• _MATERIAL PROVIDED_:
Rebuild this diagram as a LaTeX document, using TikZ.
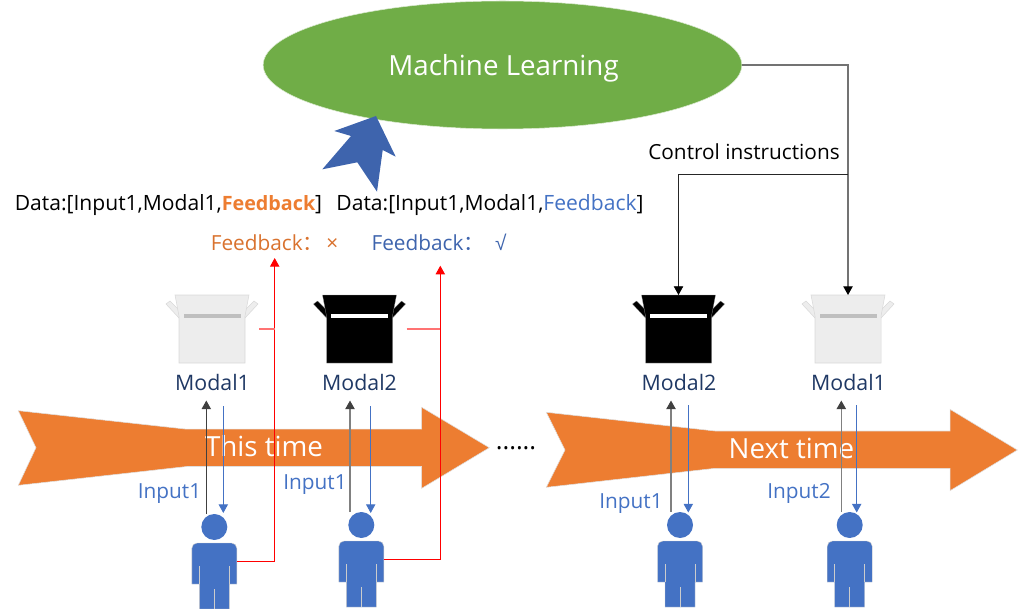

--

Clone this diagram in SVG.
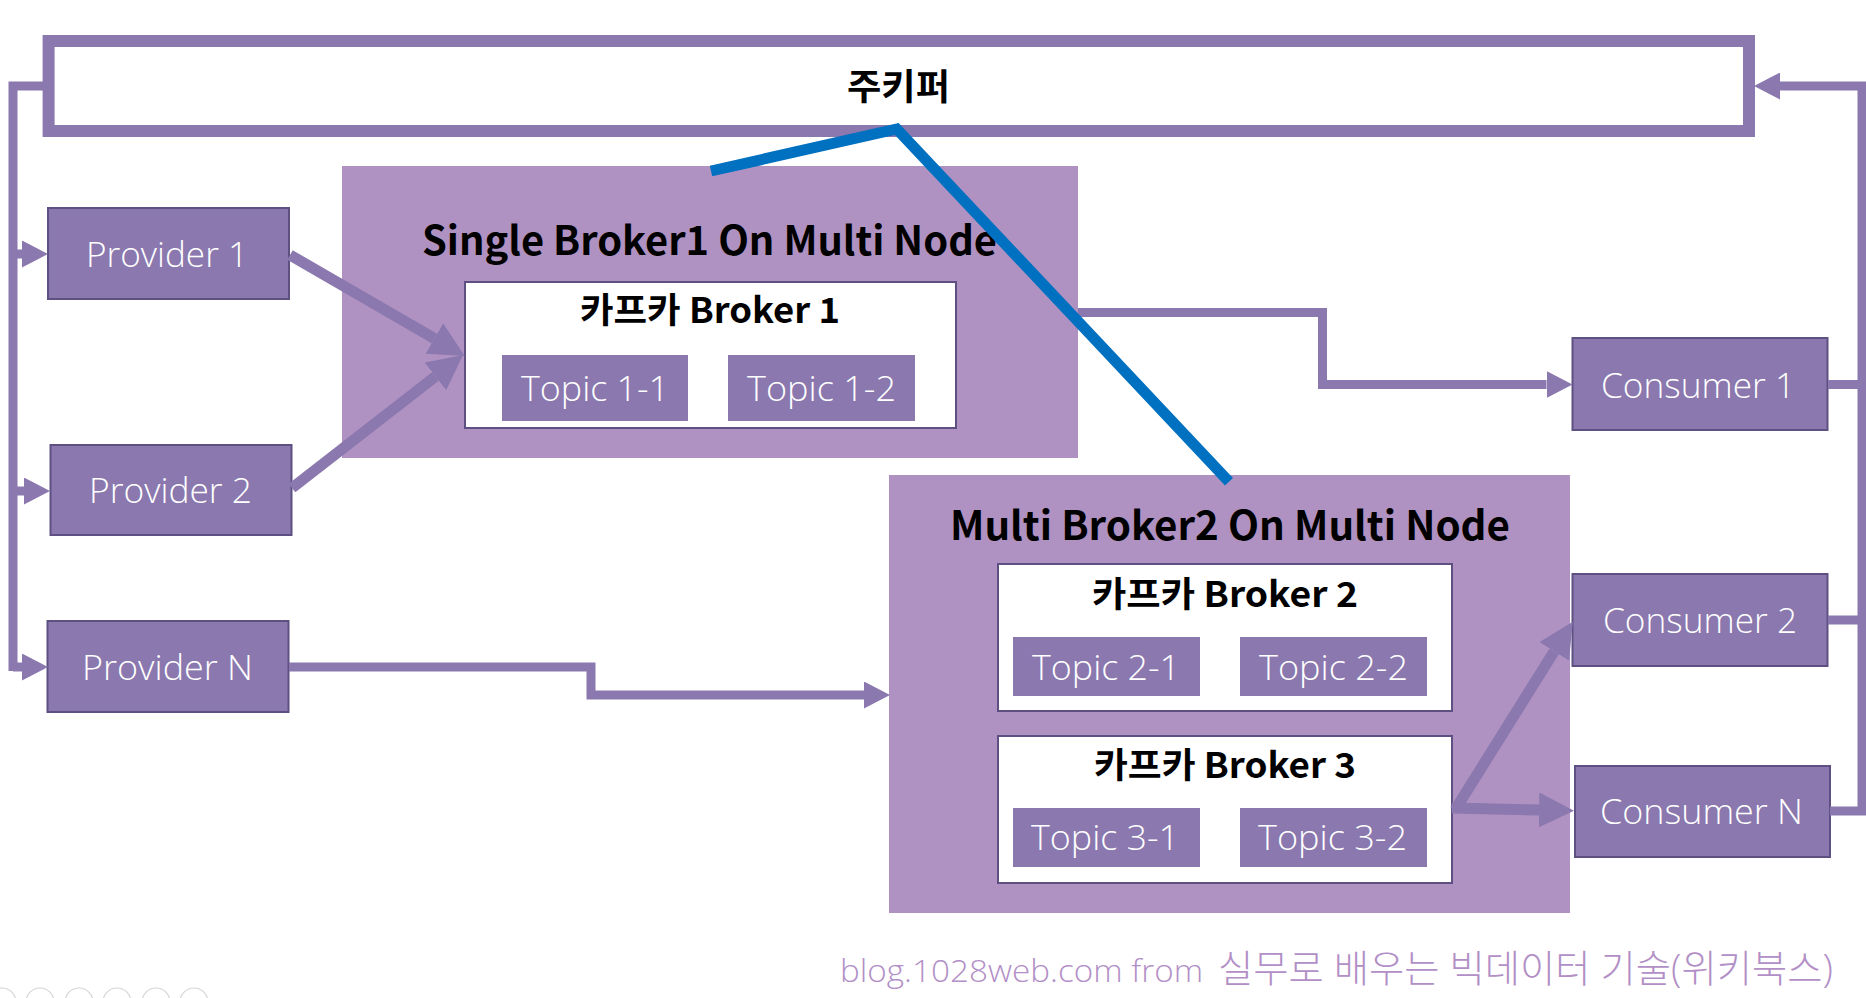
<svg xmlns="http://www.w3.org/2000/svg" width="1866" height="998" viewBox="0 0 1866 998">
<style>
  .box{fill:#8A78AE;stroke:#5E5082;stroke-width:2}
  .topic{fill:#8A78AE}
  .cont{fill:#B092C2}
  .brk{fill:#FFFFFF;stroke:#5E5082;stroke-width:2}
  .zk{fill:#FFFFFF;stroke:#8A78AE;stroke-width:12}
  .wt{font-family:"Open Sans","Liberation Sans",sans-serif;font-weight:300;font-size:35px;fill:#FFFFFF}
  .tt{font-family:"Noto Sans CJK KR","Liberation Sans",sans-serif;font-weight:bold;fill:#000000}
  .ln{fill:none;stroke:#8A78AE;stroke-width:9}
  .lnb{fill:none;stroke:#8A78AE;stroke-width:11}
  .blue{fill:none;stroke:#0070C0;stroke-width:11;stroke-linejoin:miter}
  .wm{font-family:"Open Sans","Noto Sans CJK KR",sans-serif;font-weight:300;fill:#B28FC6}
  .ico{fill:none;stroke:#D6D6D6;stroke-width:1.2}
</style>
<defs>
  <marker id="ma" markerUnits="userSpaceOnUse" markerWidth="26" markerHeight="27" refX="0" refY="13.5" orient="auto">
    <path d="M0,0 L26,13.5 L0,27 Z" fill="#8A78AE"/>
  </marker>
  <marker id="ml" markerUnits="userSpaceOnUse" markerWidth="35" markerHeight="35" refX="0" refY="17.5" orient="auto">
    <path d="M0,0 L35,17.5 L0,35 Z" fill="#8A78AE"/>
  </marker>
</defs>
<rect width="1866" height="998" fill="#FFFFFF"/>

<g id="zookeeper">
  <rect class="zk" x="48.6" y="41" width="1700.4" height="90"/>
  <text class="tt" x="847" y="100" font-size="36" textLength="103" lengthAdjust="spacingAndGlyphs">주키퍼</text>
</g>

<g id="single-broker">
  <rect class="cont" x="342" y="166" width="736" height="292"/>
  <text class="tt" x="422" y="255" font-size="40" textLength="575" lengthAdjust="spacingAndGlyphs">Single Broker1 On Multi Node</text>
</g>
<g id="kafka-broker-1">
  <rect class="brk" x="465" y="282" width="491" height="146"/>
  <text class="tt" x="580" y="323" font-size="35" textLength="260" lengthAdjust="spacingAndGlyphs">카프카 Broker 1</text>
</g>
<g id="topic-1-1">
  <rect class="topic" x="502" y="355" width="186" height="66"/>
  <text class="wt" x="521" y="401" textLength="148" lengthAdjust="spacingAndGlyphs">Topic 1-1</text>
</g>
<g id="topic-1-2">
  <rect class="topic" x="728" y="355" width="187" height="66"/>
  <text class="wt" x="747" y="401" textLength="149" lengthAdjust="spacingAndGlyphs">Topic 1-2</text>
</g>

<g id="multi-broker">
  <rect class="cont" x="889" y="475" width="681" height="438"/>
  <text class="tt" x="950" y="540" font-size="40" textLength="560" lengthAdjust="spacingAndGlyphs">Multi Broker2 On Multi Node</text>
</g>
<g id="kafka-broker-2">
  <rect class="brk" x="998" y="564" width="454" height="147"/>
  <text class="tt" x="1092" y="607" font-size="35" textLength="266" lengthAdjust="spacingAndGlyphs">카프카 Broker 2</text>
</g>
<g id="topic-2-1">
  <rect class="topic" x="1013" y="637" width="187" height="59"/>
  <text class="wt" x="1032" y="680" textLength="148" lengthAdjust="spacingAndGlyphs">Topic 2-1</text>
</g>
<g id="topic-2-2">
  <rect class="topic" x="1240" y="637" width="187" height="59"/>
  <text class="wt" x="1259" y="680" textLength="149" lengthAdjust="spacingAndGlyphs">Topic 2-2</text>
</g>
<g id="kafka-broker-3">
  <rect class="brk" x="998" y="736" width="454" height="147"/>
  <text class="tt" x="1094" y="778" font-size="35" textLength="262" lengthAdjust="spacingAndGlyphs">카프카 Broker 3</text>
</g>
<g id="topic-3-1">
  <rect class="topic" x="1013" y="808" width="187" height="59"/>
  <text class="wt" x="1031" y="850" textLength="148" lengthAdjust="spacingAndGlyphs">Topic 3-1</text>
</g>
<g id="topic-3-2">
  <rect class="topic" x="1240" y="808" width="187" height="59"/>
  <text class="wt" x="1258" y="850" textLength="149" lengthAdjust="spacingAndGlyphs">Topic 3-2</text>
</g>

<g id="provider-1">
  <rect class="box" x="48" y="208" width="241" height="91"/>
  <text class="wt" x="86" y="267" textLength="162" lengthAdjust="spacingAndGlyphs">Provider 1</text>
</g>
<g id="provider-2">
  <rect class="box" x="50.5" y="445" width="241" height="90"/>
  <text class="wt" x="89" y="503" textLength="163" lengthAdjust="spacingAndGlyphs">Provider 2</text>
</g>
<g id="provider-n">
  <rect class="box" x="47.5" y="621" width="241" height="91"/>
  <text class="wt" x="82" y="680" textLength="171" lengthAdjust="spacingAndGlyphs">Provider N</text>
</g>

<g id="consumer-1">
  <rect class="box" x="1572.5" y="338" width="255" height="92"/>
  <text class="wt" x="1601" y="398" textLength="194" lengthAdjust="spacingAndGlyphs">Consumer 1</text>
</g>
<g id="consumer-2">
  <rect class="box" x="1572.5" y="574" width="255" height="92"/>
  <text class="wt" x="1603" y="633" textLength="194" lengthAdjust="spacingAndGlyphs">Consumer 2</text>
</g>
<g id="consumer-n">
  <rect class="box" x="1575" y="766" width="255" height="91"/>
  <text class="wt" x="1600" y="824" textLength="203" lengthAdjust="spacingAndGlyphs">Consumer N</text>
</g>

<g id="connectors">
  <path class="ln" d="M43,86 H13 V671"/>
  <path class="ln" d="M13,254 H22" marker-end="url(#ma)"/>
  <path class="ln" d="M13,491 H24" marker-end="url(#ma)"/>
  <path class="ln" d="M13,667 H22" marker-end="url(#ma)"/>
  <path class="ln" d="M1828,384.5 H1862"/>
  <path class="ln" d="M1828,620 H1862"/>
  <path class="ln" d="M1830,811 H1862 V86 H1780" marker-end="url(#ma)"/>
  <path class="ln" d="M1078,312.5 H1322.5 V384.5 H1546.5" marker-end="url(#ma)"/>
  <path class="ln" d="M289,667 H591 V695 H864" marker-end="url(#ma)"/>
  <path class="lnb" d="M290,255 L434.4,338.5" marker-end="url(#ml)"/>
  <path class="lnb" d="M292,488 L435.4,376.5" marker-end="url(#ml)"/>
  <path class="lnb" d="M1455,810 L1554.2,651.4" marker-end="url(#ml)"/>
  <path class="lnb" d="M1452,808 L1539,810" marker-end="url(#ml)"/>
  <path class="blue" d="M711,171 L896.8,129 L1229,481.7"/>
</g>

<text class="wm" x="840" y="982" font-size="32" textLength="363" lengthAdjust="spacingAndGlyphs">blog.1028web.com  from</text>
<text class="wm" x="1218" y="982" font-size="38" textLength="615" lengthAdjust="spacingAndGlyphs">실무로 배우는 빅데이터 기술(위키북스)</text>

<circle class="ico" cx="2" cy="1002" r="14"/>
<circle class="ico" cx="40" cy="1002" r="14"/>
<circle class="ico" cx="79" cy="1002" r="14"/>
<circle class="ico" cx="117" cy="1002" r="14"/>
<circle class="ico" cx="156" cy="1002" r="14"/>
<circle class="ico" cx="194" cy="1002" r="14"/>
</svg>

• _WHAT NEEDS TO BE DONE_:
What is the number of lines in the records that contain the word "this"? Answer with the number and nothing else.

• _TASK OUTPUT_:
2